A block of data
::::

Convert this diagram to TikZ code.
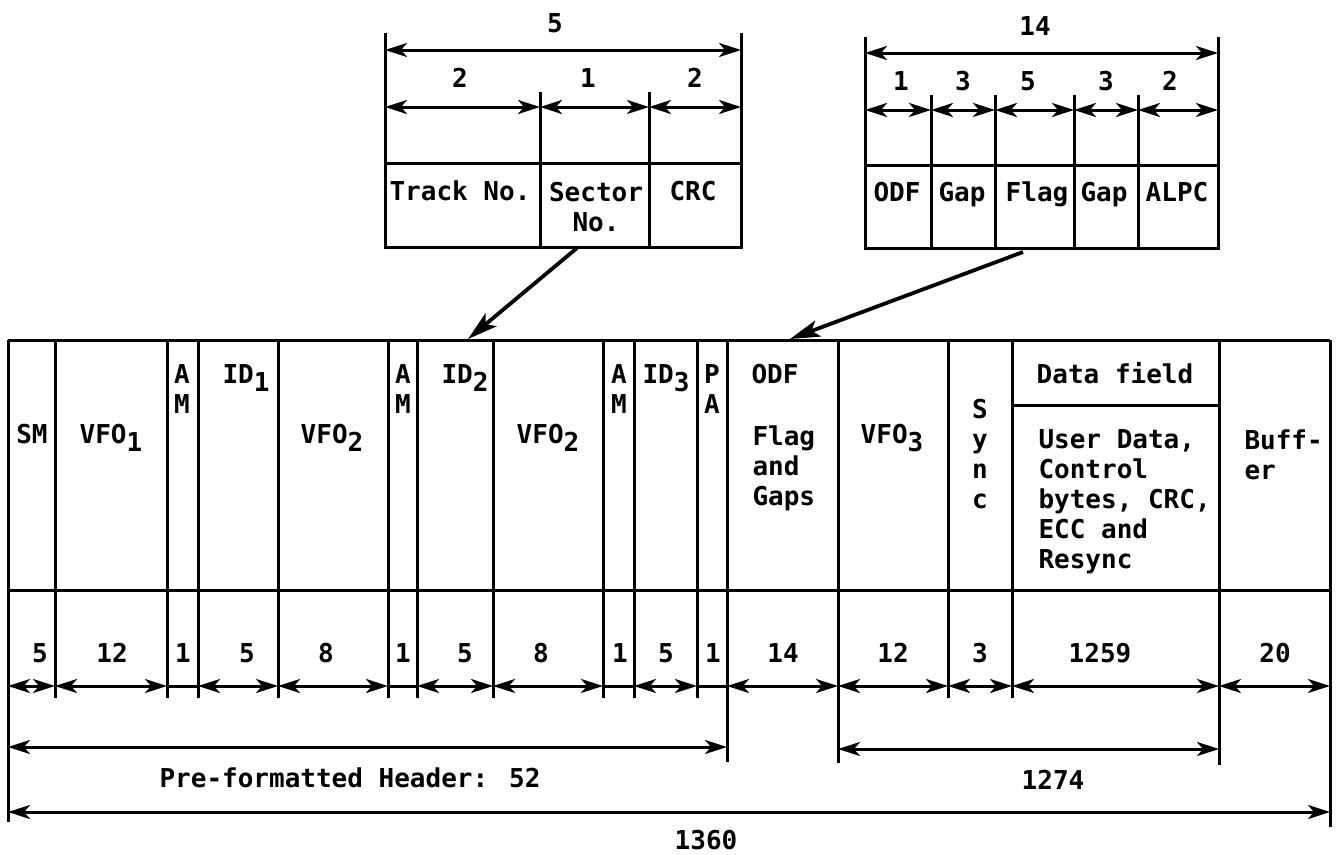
\documentclass[tikz,border=0pt]{standalone}
\usepackage{fontspec}
\setmainfont{DejaVu Sans Mono}
\usetikzlibrary{arrows.meta}
\newcommand{\lowsub}[1]{\raisebox{-0.32em}{#1}}

\begin{document}
\begin{tikzpicture}[x=1pt,y=-1pt,line width=3pt,
  dim/.style={{Stealth[length=22pt,width=14pt,inset=6pt]}-{Stealth[length=22pt,width=14pt,inset=6pt]}},
  pointer/.style={-{Stealth[length=30pt,width=17pt,inset=7pt]},line width=3.8pt},
  every node/.style={font=\fontsize{26}{30}\selectfont\bfseries,inner sep=0pt},
  lbl/.style={anchor=base}]
\useasboundingbox (0,0) rectangle (1340,854);
% ID field detail
\draw (385,33) -- (385,247) -- (741,247) -- (741,33);
\draw (540,92) -- (540,247);
\draw (649,92) -- (649,247);
\draw (385,163) -- (741,163);
\draw[dim] (385,50) -- (741,50);
\draw[dim] (385,107) -- (540,107);
\draw[dim] (540,107) -- (649,107);
\draw[dim] (649,107) -- (741,107);
\node (idlen) [lbl] at (555,32) {5};
\node (tracklen) [lbl] at (460,87) {2};
\node (sectorlen) [lbl] at (588,87) {1};
\node (crclen) [lbl] at (695,87) {2};
\node (track) [lbl] at (460,200) {Track No.};
\node (sector) [anchor=north,align=center] at (596,181) {Sector\\No.};
\node (crc) [lbl] at (693,200) {CRC};
% ODF field detail
\draw (865,37) -- (865,248) -- (1218,248) -- (1218,37);
\foreach \x in {931,995,1074,1138} \draw (\x,95) -- (\x,248);
\draw (865,165) -- (1218,165);
\draw[dim] (865,53) -- (1218,53);
\foreach \a/\b in {865/931,931/995,995/1074,1074/1138,1138/1218} \draw[dim] (\a,110) -- (\b,110);
\node (odflen) [lbl] at (1035,35) {14};
\foreach \x/\t [count=\i] in {901/1,963/3,1028/5,1106/3,1170/2} \node (odfpart\i) [lbl] at (\x,90) {\t};
\foreach \x/\t [count=\i] in {897/ODF,962/Gap,1037/Flag,1104/Gap,1177/ALPC} \node (odfname\i) [lbl] at (\x,201) {\t};
% pointers into the sector
\coordinate (idfoot) at (577,248);
\coordinate (idin) at (468,339);
\coordinate (odffoot) at (1023,252);
\coordinate (odfin) at (790,339);
\draw[pointer] (idfoot) -- (idin);
\draw[pointer] (odffoot) -- (odfin);
% sector format
\draw (8,340) -- (1330,340);
\draw (8,590) -- (1330,590);
\draw (1012,405) -- (1219,405);
\draw (8,340) -- (8,822);
\draw (1330,340) -- (1330,827);
\foreach \x in {55,167,198,278,388,417,493,603,634,697,948,1012} \draw (\x,340) -- (\x,698);
\draw (727,340) -- (727,762);
\draw (838,340) -- (838,763);
\draw (1219,340) -- (1219,765);
\node (sm) [lbl] at (32,443) {SM};
\node (vfo1) [lbl] at (111,443) {VFO\lowsub{1}};
\node (am1) [anchor=north,align=center] at (182,363) {A\\M};
\node (id1) [lbl] at (246,383) {ID\lowsub{1}};
\node (vfo2a) [lbl] at (332,443) {VFO\lowsub{2}};
\node (am2) [anchor=north,align=center] at (403,363) {A\\M};
\node (id2) [lbl] at (465,383) {ID\lowsub{2}};
\node (vfo2b) [lbl] at (548,443) {VFO\lowsub{2}};
\node (am3) [anchor=north,align=center] at (619,363) {A\\M};
\node (id3) [lbl] at (666,383) {ID\lowsub{3}};
\node (pa) [anchor=north,align=center] at (712,363) {P\\A};
\node (odf) [lbl,anchor=base west] at (750,383) {ODF};
\node (flags) [anchor=north west,align=left] at (751,424) {Flag\\and\\Gaps};
\node (vfo3) [lbl] at (892,443) {VFO\lowsub{3}};
\node (sync) [anchor=north,align=center] at (980,398) {S\\y\\n\\c};
\node (datafield) [lbl] at (1115,383) {Data field};
\node (userdata) [anchor=north west,align=left] at (1037,428) {User Data,\\Control\\bytes, CRC,\\ECC and\\Resync};
\node (buffer) [anchor=north west,align=left] at (1243,428) {Buff-\\er};
% field lengths
\foreach \x/\t [count=\i] in {40/5,112/12,183/1,247/5,326/8,403/1,465/5,541/8,620/1,666/5,713/1,783/14,893/12,980/3,1100/1259,1275/20} \node (len\i) [lbl] at (\x,662) {\t};
\foreach \a/\b in {8/55,55/167,198/278,278/388,417/493,493/603,634/697,727/838,838/948,948/1012,1012/1219,1219/1330} \draw[dim] (\a,686) -- (\b,686);
\foreach \a/\b in {167/198,388/417,603/634,697/727} \draw (\a,686) -- (\b,686);
% totals
\draw[dim] (8,747) -- (727,747);
\draw[dim] (838,749) -- (1219,749);
\draw[dim] (8,812) -- (1330,812);
\node (header) [lbl] at (350,787) {Pre-formatted Header: 52};
\node (datalen) [lbl] at (1053,789) {1274};
\node (total) [lbl] at (706,849) {1360};
\end{tikzpicture}
\end{document}
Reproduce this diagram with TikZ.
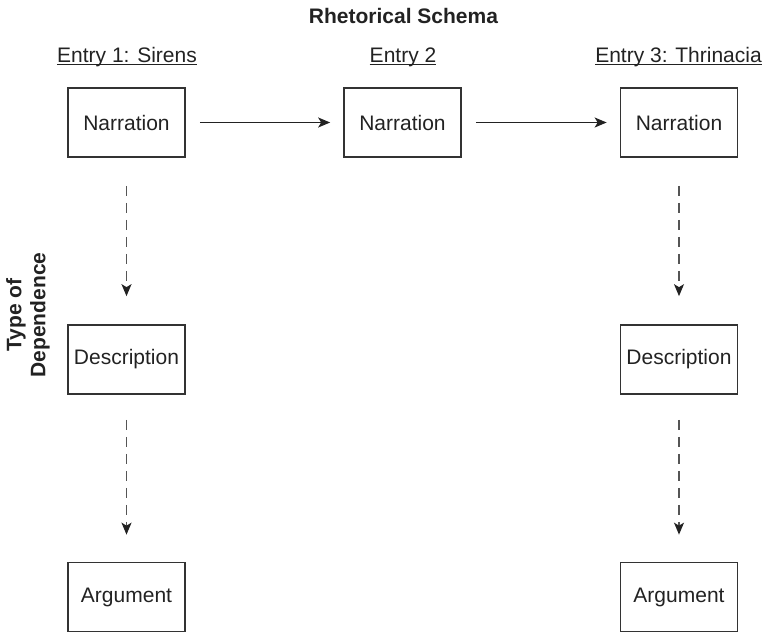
\documentclass[tikz,border=0pt]{standalone}
\usepackage{fontspec}
\setmainfont{Liberation Sans}
\usetikzlibrary{arrows.meta}
\definecolor{ink}{HTML}{222222}
\definecolor{boxline}{HTML}{333333}
\definecolor{dashgray}{HTML}{555555}
\begin{document}
\begin{tikzpicture}[x=1pt,y=1pt,
  font=\fontsize{21}{24}\selectfont, text=ink,
  stepbox/.style={draw=boxline, line width=1.7pt, minimum width=117pt, minimum height=69pt, inner sep=0pt},
  label text/.style={anchor=base, inner sep=0pt},
  solidarrow/.style={draw=ink, line width=1.5pt, -{Stealth[length=12pt,width=10pt,inset=3pt]}, shorten <=14pt, shorten >=13pt},
  dasharrow/.style={draw=dashgray, line width=1.5pt, dash pattern=on 10pt off 7pt, -{Stealth[length=12pt,width=10pt,inset=3pt,fill=ink,color=ink]}}
]
\useasboundingbox (0,0) rectangle (767,-632);

% title
\node[label text, font=\fontsize{21}{24}\selectfont\bfseries] (title) at (403.5,-23) {Rhetorical Schema};

% entry labels
\node[label text] (e1) at (127,-62) {Entry 1: Sirens};
\node[label text] (e2) at (403,-62) {Entry 2};
\node[label text] (e3) at (678.5,-62) {Entry 3: Thrinacia};
\foreach \e in {e1,e2,e3}
  \draw[ink, line width=1.2pt] ([yshift=-2.5pt]\e.base west) -- ([yshift=-2.5pt]\e.base east);

% side label
\node[rotate=90, align=center, inner sep=0pt, font=\fontsize{21}{24}\selectfont\bfseries] (tod) at (28,-315) {Type of\\Dependence};

% boxes
\node[stepbox] (n1) at (126.5,-122.5) {Narration};
\node[stepbox] (n2) at (402.5,-122.5) {Narration};
\node[stepbox] (n3) at (679,-122.5) {Narration};
\node[stepbox] (d1) at (126.5,-359.5) {Description};
\node[stepbox] (d3) at (679,-359.5) {Description};
\node[stepbox] (a1) at (126.5,-597) {Argument};
\node[stepbox] (a3) at (679,-597) {Argument};

% horizontal arrows
\draw[solidarrow] (n1) -- (n2);
\draw[solidarrow] (n2) -- (n3);

% dashed arrows
\draw[dasharrow, shorten <=28pt, shorten >=28pt] (n1) -- (d1);
\draw[dasharrow, shorten <=28pt, shorten >=28pt] (n3) -- (d3);
\draw[dasharrow, shorten <=25pt, shorten >=27pt] (d1) -- (a1);
\draw[dasharrow, shorten <=25pt, shorten >=27pt] (d3) -- (a3);
\end{tikzpicture}
\end{document}
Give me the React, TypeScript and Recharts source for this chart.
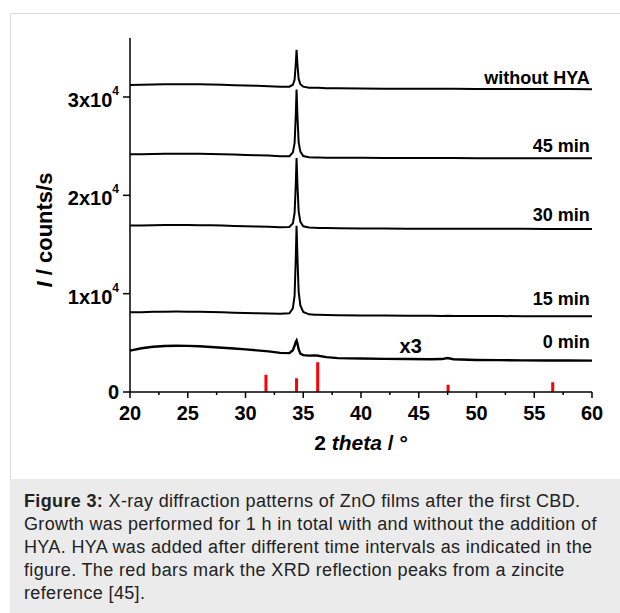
import { LineChart, Line, XAxis, YAxis, ReferenceDot, Label } from 'recharts'

// 2theta grid (deg) — denser around the ZnO (002) reflection
const twoTheta = [
  20, 21, 22, 23, 24, 25, 26, 27, 28, 29, 30, 31, 32, 33, 33.8, 34.1, 34.25, 34.35, 34.42, 34.5,
  34.6, 34.75, 35, 35.5, 36, 36.3, 37, 38, 40, 42, 44, 46, 47, 47.5, 48, 50, 52, 54, 56, 58, 60,
]

// counts/s, curves are stacked with an offset as in the figure
const withoutHya = [
  31230, 31250, 31270, 31290, 31300, 31300, 31290, 31270, 31240, 31200, 31170, 31140, 31100, 31040,
  31050, 31250, 31750, 33300, 34800, 33300, 31850, 31300, 31050, 30950, 30950, 30930, 30900, 30880,
  30860, 30850, 30840, 30830, 30830, 30840, 30830, 30820, 30820, 30820, 30810, 30810, 30800,
]
const min45 = [
  24170, 24190, 24210, 24230, 24240, 24240, 24230, 24200, 24170, 24140, 24110, 24080, 24040, 23980,
  23980, 24350, 25300, 28000, 30750, 28000, 25400, 24450, 24000, 23880, 23860, 23850, 23830, 23820,
  23810, 23800, 23800, 23790, 23790, 23800, 23790, 23780, 23780, 23780, 23770, 23770, 23770,
]
const min30 = [
  16920, 16940, 16960, 16980, 16990, 16980, 16970, 16950, 16920, 16890, 16860, 16830, 16800, 16760,
  16780, 17150, 18200, 21000, 23800, 21000, 18400, 17300, 16850, 16720, 16700, 16690, 16670, 16650,
  16630, 16620, 16610, 16600, 16600, 16610, 16600, 16590, 16590, 16590, 16580, 16580, 16580,
]
const min15 = [
  8100, 8120, 8150, 8170, 8180, 8170, 8160, 8130, 8100, 8070, 8040, 8010, 7980, 7950, 8000, 8500,
  9800, 13500, 16900, 13600, 10200, 8800, 8150, 7900, 7860, 7850, 7820, 7800, 7780, 7770, 7760,
  7750, 7740, 7750, 7740, 7730, 7720, 7710, 7710, 7700, 7700,
]
const min0 = [
  4200, 4450, 4600, 4680, 4710, 4690, 4650, 4580, 4500, 4420, 4330, 4230, 4130, 3980, 3950, 4250,
  4700, 5100, 5250, 4900, 4350, 3900, 3750, 3700, 3720, 3680, 3550, 3450, 3400, 3370, 3350, 3330,
  3350, 3450, 3330, 3260, 3240, 3220, 3210, 3200, 3190,
]

const seriesKeys = ['a', 'b', 'c', 'd', 'e']
const seriesLabels = ['without HYA', '45 min', '30 min', '15 min', '0 min']
const labelLevels = [31320, 24400, 17390, 8850, 4470]

// zincite reference reflections
const zincitePeaks = [31.77, 34.42, 36.25, 47.54, 56.6]
const zinciteHeights = [1760, 1390, 3020, 740, 990]

const xMajorTicks = [20, 25, 30, 35, 40, 45, 50, 55, 60]
const xMinorTicks = [22.5, 27.5, 32.5, 37.5, 42.5, 47.5, 52.5, 57.5]
const yTicks = [0, 10000, 20000, 30000]
const yTickLabels = ['0', '1x10', '2x10', '3x10']

const FONT = '"Liberation Sans", Arial, Helvetica, sans-serif'

const rows = twoTheta.map((x, i) => ({
  x,
  a: withoutHya[i],
  b: min45[i],
  c: min30[i],
  d: min15[i],
  e: min0[i],
}))

const zinciteRows = zincitePeaks.flatMap((p, i) => [
  { x: p, y: 0 },
  { x: p, y: zinciteHeights[i] },
  { x: p, y: null },
])

const allXTicks = [...xMajorTicks, ...xMinorTicks].sort((m, n) => m - n)

function XTick(props: any) {
  const { x, y, payload } = props
  const major = xMajorTicks.includes(payload.value)
  return (
    <g>
      <line x1={x} x2={x} y1={y} y2={y + (major ? 6 : 3)} stroke="#000" strokeWidth={1.5} />
      {major && (
        <text x={x} y={y + 28} textAnchor="middle" fontSize={20} fontWeight="bold" fontFamily={FONT} fill="#000">
          {payload.value}
        </text>
      )}
    </g>
  )
}

function YTick(props: any) {
  const { x, y, payload } = props
  const idx = yTicks.indexOf(payload.value)
  const base = yTickLabels[idx]
  const hasExp = payload.value !== 0
  return (
    <g>
      <line x1={x - 7} x2={x} y1={y} y2={y} stroke="#000" strokeWidth={1.5} />
      <text
        x={x - 11}
        y={y + (hasExp ? 10 : 7)}
        textAnchor="end"
        fontSize={20}
        fontWeight="bold"
        fontFamily={FONT}
        fill="#000"
      >
        <tspan>{base}</tspan>
        {hasExp && (
          <tspan dy={-12} fontSize={12}>
            4
          </tspan>
        )}
      </text>
    </g>
  )
}

function textAt(label: string, anchor: 'end' | 'middle', size: number) {
  return (p: any) => (
    <text x={p.cx} y={p.cy} textAnchor={anchor} fontSize={size} fontWeight="bold" fontFamily={FONT} fill="#000">
      {label}
    </text>
  )
}

function XRDChart() {
  return (
    <LineChart width={620} height={470} data={rows} margin={{ top: 38, right: 28, left: 0, bottom: 0 }}>
      <XAxis
        dataKey="x"
        type="number"
        domain={[20, 60]}
        ticks={allXTicks}
        interval={0}
        height={78}
        tickSize={0}
        tickMargin={0}
        tickLine={false}
        tick={<XTick />}
        axisLine={{ stroke: '#000', strokeWidth: 1.5 }}
      >
        <Label
          content={({ viewBox }: any) => (
            <text
              x={viewBox.x + viewBox.width / 2}
              y={viewBox.y + 58}
              textAnchor="middle"
              fontSize={21}
              fontWeight="bold"
              fontFamily={FONT}
              fill="#000"
            >
              2 <tspan fontStyle="italic">theta</tspan> / °
            </text>
          )}
        />
      </XAxis>
      <YAxis
        type="number"
        domain={[0, 36000]}
        ticks={yTicks}
        interval={0}
        width={130}
        tickSize={0}
        tickMargin={0}
        tickLine={false}
        tick={<YTick />}
        axisLine={{ stroke: '#000', strokeWidth: 1.5 }}
      >
        <Label
          content={({ viewBox }: any) => {
            const cx = viewBox.x + 52
            const cy = viewBox.y + 192
            return (
              <text
                x={cx}
                y={cy}
                transform={`rotate(-90, ${cx}, ${cy})`}
                textAnchor="middle"
                fontSize={22}
                fontWeight="bold"
                fontFamily={FONT}
                fill="#000"
              >
                <tspan fontStyle="italic">I</tspan> / counts/s
              </text>
            )
          }}
        />
      </YAxis>
      {seriesKeys.map((k) => (
        <Line
          key={k}
          dataKey={k}
          type="linear"
          stroke="#000"
          strokeWidth={k === 'e' ? 2.4 : 2}
          dot={false}
          isAnimationActive={false}
        />
      ))}
      <Line
        data={zinciteRows}
        dataKey="y"
        type="linear"
        stroke="#ff0000"
        strokeWidth={3}
        strokeLinecap="butt"
        dot={false}
        connectNulls={false}
        isAnimationActive={false}
      />
      {seriesLabels.map((s, i) => (
        <ReferenceDot key={s} x={59.8} y={labelLevels[i]} r={0} shape={textAt(s, 'end', 18)} />
      ))}
      <ReferenceDot x={44.3} y={3970} r={0} shape={textAt('x3', 'middle', 20)} />
    </LineChart>
  )
}

export default function App() {
  return (
    <div
      style={{
        position: 'absolute',
        left: 0,
        top: 0,
        width: 620,
        height: 613,
        background: '#fff',
        overflow: 'hidden',
      }}
    >
      <div
        style={{
          position: 'absolute',
          left: 10,
          top: 13,
          width: 620,
          height: 620,
          borderTop: '1px solid #dcdcdc',
          borderLeft: '1px solid #dcdcdc',
        }}
      />
      <div style={{ position: 'absolute', left: 0, top: 0 }}>
        <XRDChart />
      </div>
      <div
        style={{
          position: 'absolute',
          left: 10,
          top: 479,
          width: 610,
          height: 134,
          background: '#ebebeb',
          boxSizing: 'border-box',
          padding: '11px 0 0 14px',
          font: `18px/23px ${FONT}`,
          letterSpacing: '0.35px',
          color: '#222',
          whiteSpace: 'nowrap',
        }}
      >
        <b>Figure 3:</b> X-ray diffraction patterns of ZnO films after the first CBD.
        <br />
        Growth was performed for 1 h in total with and without the addition of
        <br />
        HYA. HYA was added after different time intervals as indicated in the
        <br />
        figure. The red bars mark the XRD reflection peaks from a zincite
        <br />
        reference [45].
      </div>
    </div>
  )
}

::::

◆ **Short exercise**
Using the data above, print only the lines starting at the one with "Reproduce this diagram with TikZ." and ending at the one with "(tod) at (28,-315)", exactly as they stand, minus the pictures.

◆ **Full answer**
Reproduce this diagram with TikZ.
\documentclass[tikz,border=0pt]{standalone}
\usepackage{fontspec}
\setmainfont{Liberation Sans}
\usetikzlibrary{arrows.meta}
\definecolor{ink}{HTML}{222222}
\definecolor{boxline}{HTML}{333333}
\definecolor{dashgray}{HTML}{555555}
\begin{document}
\begin{tikzpicture}[x=1pt,y=1pt,
  font=\fontsize{21}{24}\selectfont, text=ink,
  stepbox/.style={draw=boxline, line width=1.7pt, minimum width=117pt, minimum height=69pt, inner sep=0pt},
  label text/.style={anchor=base, inner sep=0pt},
  solidarrow/.style={draw=ink, line width=1.5pt, -{Stealth[length=12pt,width=10pt,inset=3pt]}, shorten <=14pt, shorten >=13pt},
  dasharrow/.style={draw=dashgray, line width=1.5pt, dash pattern=on 10pt off 7pt, -{Stealth[length=12pt,width=10pt,inset=3pt,fill=ink,color=ink]}}
]
\useasboundingbox (0,0) rectangle (767,-632);

% title
\node[label text, font=\fontsize{21}{24}\selectfont\bfseries] (title) at (403.5,-23) {Rhetorical Schema};

% entry labels
\node[label text] (e1) at (127,-62) {Entry 1: Sirens};
\node[label text] (e2) at (403,-62) {Entry 2};
\node[label text] (e3) at (678.5,-62) {Entry 3: Thrinacia};
\foreach \e in {e1,e2,e3}
  \draw[ink, line width=1.2pt] ([yshift=-2.5pt]\e.base west) -- ([yshift=-2.5pt]\e.base east);

% side label
\node[rotate=90, align=center, inner sep=0pt, font=\fontsize{21}{24}\selectfont\bfseries] (tod) at (28,-315) {Type of\\Dependence};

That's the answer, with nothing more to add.